All of Harold's newly-planted flowers and a large swath of established ones had been razed to the ground, a gaping black hole in the heart of her garden.
Millicent tried to stumble to her feet, but the arms of the chaise dug into her sides, and she tumbled to the ground, chaise still attached. With a throaty roar, she shoved the arms loose, lumbered to her feet, and flung the offending chair to the ground. Mitzi whimpered and dove for cover under the porch.
Pulse pounding in her temples, breath hard and fast, she headed for the garden shed and fetched her scythe. She returned to the scene of the crime and, vision narrowed by rage and hate, thought she spotted a fuzzy tail.
“Okay, furball. I'm the bloody grim reaper and you're my next harvest!” She screamed, a war cry worthy of Braveheart, and started swinging.
Harold watched, coffee cup in hand, from the breakfast room window as she lopped the lobelia, decapitated the dahlias, and beheaded the bee balm. He took a sip of coffee. Won't need to deadhead those this year. At one point, he winced when he thought he saw some fur fly, but, while there was blood in Millicent's eye, none was on the blade.
Her path of destruction wove erratically through the garden, and she finally ended up near the front gate. Body still trembling in geriatric Berserker rage, she stopped to catch her breath. Swiping one chubby wrist across her sweat-streaked forehead, Millicent looked up to see her defeat was complete: Agnes Harcourt-Smythe and her Garden Society cronies stood at the garden gate, mouths open in identical shocked O's.

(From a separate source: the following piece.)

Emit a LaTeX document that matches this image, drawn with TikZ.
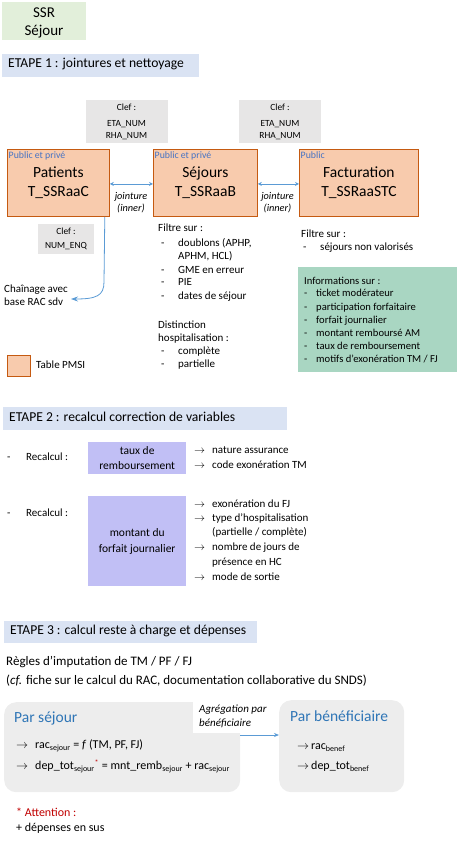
\documentclass[tikz,border=0pt]{standalone}
\usepackage{fontspec}
\setmainfont{Carlito}
\usetikzlibrary{arrows.meta}
\definecolor{ssrgreen}{HTML}{E2EFDA}
\definecolor{banner}{HTML}{DAE3F3}
\definecolor{clefgray}{HTML}{E7E6E6}
\definecolor{tblfill}{HTML}{F8CBAD}
\definecolor{tbldraw}{HTML}{C55A11}
\definecolor{lblblue}{HTML}{4472C4}
\definecolor{arrblue}{HTML}{5B9BD5}
\definecolor{infogreen}{RGB}{169,214,194}
\definecolor{purp}{RGB}{193,191,245}
\definecolor{boxgray}{HTML}{EDEDED}
\definecolor{titleblue}{HTML}{2E75B6}
\definecolor{attred}{HTML}{C00000}
\newcommand{\rarr}{$\rightarrow$}
\begin{document}
\begin{tikzpicture}[x=1pt,y=-1pt,
  t/.style={anchor=west,inner sep=0pt,text height=0.68em,text depth=0.18em,font=\fontsize{11}{12}\selectfont},
  tsm/.style={t,font=\fontsize{10.6}{12}\selectfont},
  tbig/.style={t,font=\fontsize{12}{13}\selectfont},
  bannerbox/.style={fill=banner,anchor=north west,inner sep=0pt},
  bantxt/.style={t,font=\fontsize{13.6}{15}\selectfont},
  clefbox/.style={fill=clefgray,anchor=north west,inner sep=0pt},
  cleftxt/.style={inner sep=0pt,align=center,font=\fontsize{9.4}{11.5}\selectfont},
  tbl/.style={draw=tbldraw,fill=tblfill,line width=0.8pt,anchor=north west,inner sep=0pt,align=center,font=\fontsize{15.5}{18.5}\selectfont},
  pubtag/.style={anchor=north west,inner xsep=1.5pt,inner ysep=2pt,text=lblblue,font=\fontsize{9.8}{10}\selectfont},
  joinlbl/.style={inner sep=0pt,align=center,font=\fontsize{10.3}{12.5}\selectfont\itshape},
  dbl/.style={{Stealth[length=4pt,width=4pt]}-{Stealth[length=4pt,width=4pt]},draw=arrblue,line width=0.8pt},
  conn/.style={-{Stealth[length=7pt,width=5pt]},draw=arrblue,line width=0.8pt},
  purpbox/.style={fill=purp,anchor=north west,inner sep=0pt,align=center,font=\fontsize{11.5}{15}\selectfont},
  rbox/.style={fill=boxgray,rounded corners=12pt,anchor=north west,inner sep=0pt},
  ptitle/.style={t,text=titleblue,font=\fontsize{15.5}{17}\selectfont}
]
\useasboundingbox (0,0) rectangle (457,845);

% Header
\node[fill=ssrgreen,anchor=north west,minimum width=84pt,minimum height=38pt,inner sep=0pt] (ssr) at (2,2) {};
\node[inner sep=0pt,align=center,font=\fontsize{15}{18}\selectfont] (ssrt) at (44,23) {SSR\\Séjour};

% ETAPE 1
\node[bannerbox,minimum width=197pt,minimum height=23pt] (e1) at (2,54) {};
\node[bantxt] (e1t) at (8,65.5) {ETAPE 1 : jointures et nettoyage};

\node[clefbox,minimum width=82pt,minimum height=43pt] (clef1) at (86,100) {};
\node[cleftxt] (clef1a) at (126.5,107) {Clef :};
\node[cleftxt] (clef1b) at (126.5,130) {ETA\_NUM\\RHA\_NUM};
\node[clefbox,minimum width=82pt,minimum height=43pt] (clef2) at (239,100) {};
\node[cleftxt] (clef2a) at (280,107) {Clef :};
\node[cleftxt] (clef2b) at (280,130) {ETA\_NUM\\RHA\_NUM};

\node[tbl,minimum width=102pt,minimum height=67pt] (pat) at (7,149) {Patients\\T\_SSRaaC};
\node[tbl,minimum width=104pt,minimum height=67pt] (sej) at (153,149) {Séjours\\T\_SSRaaB};
\node[tbl,minimum width=119pt,minimum height=67pt] (fac) at (299,149) {Facturation\\T\_SSRaaSTC};
\node[pubtag] (patl) at (pat.north west) {Public et privé};
\node[pubtag] (sejl) at (sej.north west) {Public et privé};
\node[pubtag] (facl) at (fac.north west) {Public};

\draw[dbl] ([yshift=-1pt]pat.east) -- ([yshift=-1pt]sej.west);
\draw[dbl] ([yshift=-1pt]sej.east) -- ([yshift=-1pt]fac.west);
\node[joinlbl] (j1) at (131,202.5) {jointure\\(inner)};
\node[joinlbl] (j2) at (277.5,202.5) {jointure\\(inner)};

\node[clefbox,minimum width=56pt,minimum height=30pt] (clef3) at (38,223.5) {};
\node[cleftxt] (clef3a) at (66,231) {Clef :};
\node[cleftxt] (clef3b) at (66,246) {NUM\_ENQ};

\node[t] (chain1) at (4,290) {Chaînage avec};
\node[t] (chain2) at (4,303) {base RAC sdv};
\coordinate (chainEnd) at (71,299);
\draw[conn] ([xshift=-5pt]pat.south east) -- (104,282) .. controls (104,296) and (96,299) .. (chainEnd);

% Legend
\node[draw=tbldraw,fill=tblfill,line width=0.8pt,anchor=north west,minimum width=23pt,minimum height=21pt,inner sep=0pt] (legbox) at (7,355) {};
\node[t] (leg) at (36,366) {Table PMSI};

% Filtre Séjours
\node[t] (f0) at (158,229) {Filtre sur :};
\foreach \y/\d/\s [count=\i] in {244/-/{doublons (APHP,}, 257//{APHM, HCL)}, 271/-/{GME en erreur}, 283/-/{PIE}, 296.5/-/{dates de séjour}}{
  \node[t] (fd\i) at (161,\y) {\d};
  \node[t] (fs\i) at (178,\y) {\s};
}
\node[t] (dist) at (158,326) {Distinction};
\node[t] (hosp) at (158,339) {hospitalisation :};
\node[t] (hd1) at (161,352) {-};
\node[t] (hs1) at (178,352) {complète};
\node[t] (hd2) at (161,365) {-};
\node[t] (hs2) at (178,365) {partielle};

% Filtre Facturation
\node[t] (ff0) at (301,235) {Filtre sur :};
\node[t] (ffd) at (303,248) {-};
\node[t] (ffs) at (320,248) {séjours non valorisés};

% Info box
\node[fill=infogreen,anchor=north west,minimum width=159pt,minimum height=105pt,inner sep=0pt] (info) at (298,267) {};
\node[tsm] (i0) at (304,281.5) {Informations sur :};
\foreach \y/\s [count=\i] in {294/{ticket modérateur}, 307.5/{participation forfaitaire}, 320.5/{forfait journalier}, 333.5/{montant remboursé AM}, 347/{taux de remboursement}, 360/{motifs d’exonération TM / FJ}}{
  \node[tsm] (id\i) at (304,\y) {-};
  \node[tsm] (is\i) at (316,\y) {\s};
}

% ETAPE 2
\node[bannerbox,minimum width=284pt,minimum height=23pt] (e2) at (3,407) {};
\node[bantxt] (e2t) at (9,418.5) {ETAPE 2 : recalcul correction de variables};

\node[t] (r1d) at (7,458) {-};
\node[t] (r1) at (26,458) {Recalcul :};
\node[purpbox,minimum width=98pt,minimum height=32pt] (taux) at (88,442) {taux de\\remboursement};
\node[t] (ta1) at (194,451) {\rarr};
\node[t] (tt1) at (212,451) {nature assurance};
\node[t] (ta2) at (194,465.5) {\rarr};
\node[t] (tt2) at (212,465.5) {code exonération TM};

\node[t] (r2d) at (7,513.5) {-};
\node[t] (r2) at (26,513.5) {Recalcul :};
\node[purpbox,minimum width=98pt,minimum height=90pt,font=\fontsize{11.5}{16}\selectfont] (fj) at (88,496) {montant du\\forfait journalier};
\node[t] (fa1) at (194,504.5) {\rarr};
\node[t] (ft1) at (212,504.5) {exonération du FJ};
\node[t] (fa2) at (194,519) {\rarr};
\node[t] (ft2) at (212,519) {type d’hospitalisation};
\node[t] (ft2b) at (212,533) {(partielle / complète)};
\node[t] (fa3) at (194,548) {\rarr};
\node[t] (ft3) at (212,548) {nombre de jours de};
\node[t] (ft3b) at (212,562.5) {présence en HC};
\node[t] (fa4) at (194,577.5) {\rarr};
\node[t] (ft4) at (212,577.5) {mode de sortie};

% ETAPE 3
\node[bannerbox,minimum width=253pt,minimum height=22pt] (e3) at (4,621) {};
\node[bantxt] (e3t) at (10,632) {ETAPE 3 : calcul reste à charge et dépenses};
\node[t,font=\fontsize{13}{14}\selectfont] (reg1) at (6,663) {Règles d’imputation de TM / PF / FJ};
\node[t,font=\fontsize{13}{14}\selectfont] (reg2) at (6,681.5) {(\textit{cf.} fiche sur le calcul du RAC, documentation collaborative du SNDS)};

\node[rbox,minimum width=236pt,minimum height=90pt] (psej) at (4,702) {};
\node[rbox,minimum width=125pt,minimum height=92pt] (pben) at (279,700) {};
\node[fill=white,anchor=north west,minimum width=79pt,minimum height=31pt,inner sep=0pt] (aggbg) at (193,702) {};
\node[t,font=\fontsize{11}{12}\selectfont\itshape] (agg1) at (199,710) {Agrégation par};
\node[t,font=\fontsize{11}{12}\selectfont\itshape] (agg2) at (199,723.5) {bénéficiaire};
\draw[-{Stealth[length=5pt,width=4pt]},draw=arrblue,line width=0.8pt] (psej.east |- 0,735) -- (pben.west |- 0,735);

\node[ptitle] (psejt) at (14,720) {Par séjour};
\node[tbig] (ps1a) at (16,746) {\rarr};
\node[tbig] (ps1) at (35,746) {rac\textsubscript{sejour} = \textit{f} (TM, PF, FJ)};
\node[tbig] (ps2a) at (16,767) {\rarr};
\node[tbig] (ps2) at (35,767) {dep\_tot\textsubscript{sejour}\textcolor{attred}{\textsuperscript{*}} = mnt\_remb\textsubscript{sejour} + rac\textsubscript{sejour}};

\node[ptitle] (pbent) at (290,719) {Par bénéficiaire};
\node[tbig] (pb1a) at (297,747) {\rarr};
\node[tbig] (pb1) at (311,747) {rac\textsubscript{benef}};
\node[tbig] (pb2a) at (297,767) {\rarr};
\node[tbig] (pb2) at (311,767) {dep\_tot\textsubscript{benef}};

\node[tbig,text=attred] (attn) at (16,814) {* Attention :};
\node[tbig] (sus) at (16,828.5) {+ dépenses en sus};
\end{tikzpicture}
\end{document}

**************************
Harold went to the sideboard and poured two fingers of his favorite single-malt scotch into a tumbler. With a contented sigh, he eased into his well-worn chair, put his tumbler on the side table sans coaster, and, kicking aside some fussy furbelows, plunked his feet on the coffee table. The telephone rang just as he pulled a fat cigar from his jacket pocket.
“Hello.”
“Harold? It's Reggie. I just heard about Millicent. What a shock that must have been. Are you okay?”
Harold leaned back in his chair and settled one ankle on the other. “I'm managing.”
“Gertie wanted to know if she could bring over something for you to eat, maybe a nice casserole.”
Glancing back to the kitchen, Harold thought of the leftover vegetable loaf in the garbage and the thick steak marinating in the icebox. “Tell her thank you, but no. I've plenty to eat here.”
“You just let us know if there's anything we can do.” Reggie paused. “Any idea what could have made her go off the deep end like that?”
“I really can't say.”
“Who can ever say in something like this,” Reggie said. “Where did they take her?”
“Shady Acres Sanatorium. I've been assured she's in very good hands.” Harold lit the cigar and took a deep puff. “They have a number of programs designed to calm frazzled nerves, including individual, group, and occupational therapy ... though I imagine in her case they may skip the gardening therapy.”
“How long will she need to stay?”
“It depends on how well she progresses. I'll be allowed only minimal visitation for a while.” He took a sip of scotch, inhaling the woodsy bouquet. “But at least she has Mitzi with her.”
“That'll be some comfort. I'm sure all she needs is a good rest and she'll be back to normal in no time.”
“Yes,” Harold agreed. “Some nice quiet time is just what's needed.”
“I'm glad to hear you're holding up so well,” Reggie said. “How's the rest of the family? Seen the grandkids lately? Oh, and did you ever look into ordering a pet bunny for them from that place I told you about?”
“Sure did.”
“How did it work out?”
“Oh,” Harold said, holding his scotch up in a silent toast. “I'd say it worked out perfectly.”